Search code examples
pythonpython-importpython-extensions

Is the import order of extensions in module filenames guaranteed in Python?


Experimentally, I verified that when a compiled extension.pyd (or .so) and plain extension.py both exist in the same directory, the .pyd file gets imported first ; the .py is only imported if the .pyd file is not found:

In [1]: import extension

In [2]: extension.__file__
Out[2]: 'extension.pyd'

In [3]: import glob; glob.glob("extension.py*")
Out[3]: ['extension.py', 'extension.pyd']

Is that guaranteed to be the same for all versions of Python, and can I rely on this to add logic to the .py file that is only executed when the .pyd file is not found?


Solution

  • FWIW, I was not able to find a reference stating, that extensions must be loaded before py-files, thus it is probably safer to treat it as an implementation detail (unless somebody provides a reference). Even if this details is stable for all versions at least back to 2.7.

    When a module is imported, it first looked-up in the cache (i.e. sys.modules) and if not yet there, the finders from sys.meta_path are used. Usually, sys.meta_path consist of BuiltinImporter, FrozenImporter and PathFinder, where PathFinder is responsible for finding the modules on disk/python-path.

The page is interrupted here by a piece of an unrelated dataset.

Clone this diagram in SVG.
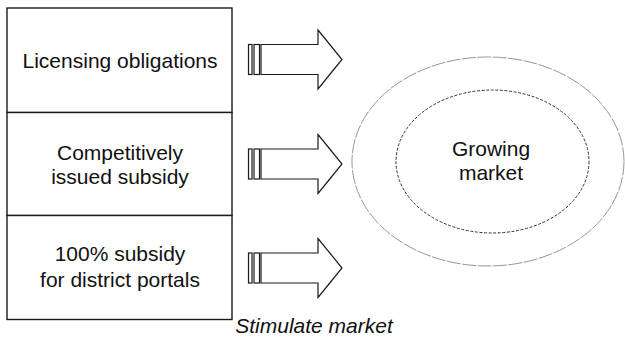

    PathFinder provides some caching functionality to speed-up the look-up, but it basically delegates the search to hooks from sys.path_hooks - an overview can be found for example in PEP 302.

    Usually, sys.path_hooks consist of zipimporter, which make the import of zipped files possible, and a wrapped FileFinder, which is the working horse of the whole import-machinery.

    FileFinder tries out different suffices (i.e. .so, .py, .pyc) in a given order, which is established by _get_supported_file_loaders()-method:

    def _get_supported_file_loaders():
        """Returns a list of file-based module loaders.
        Each item is a tuple (loader, suffixes).
        """
        extensions = ExtensionFileLoader, _imp.extension_suffixes()
        source = SourceFileLoader, SOURCE_SUFFIXES
        bytecode = SourcelessFileLoader, BYTECODE_SUFFIXES
        return [extensions, source, bytecode]
    

    As one can see:

    • extensions come before source-files (i.e py-files)
    • source-files come before pyc-files

    Obviously, sys.meta_path as well as sys.path_hooks can be manipulated in a way, which establish an arbitrary order of load-preferences.

    As personal note: I would try to avoid the situation where py- and so/pyd-files are next to eachother.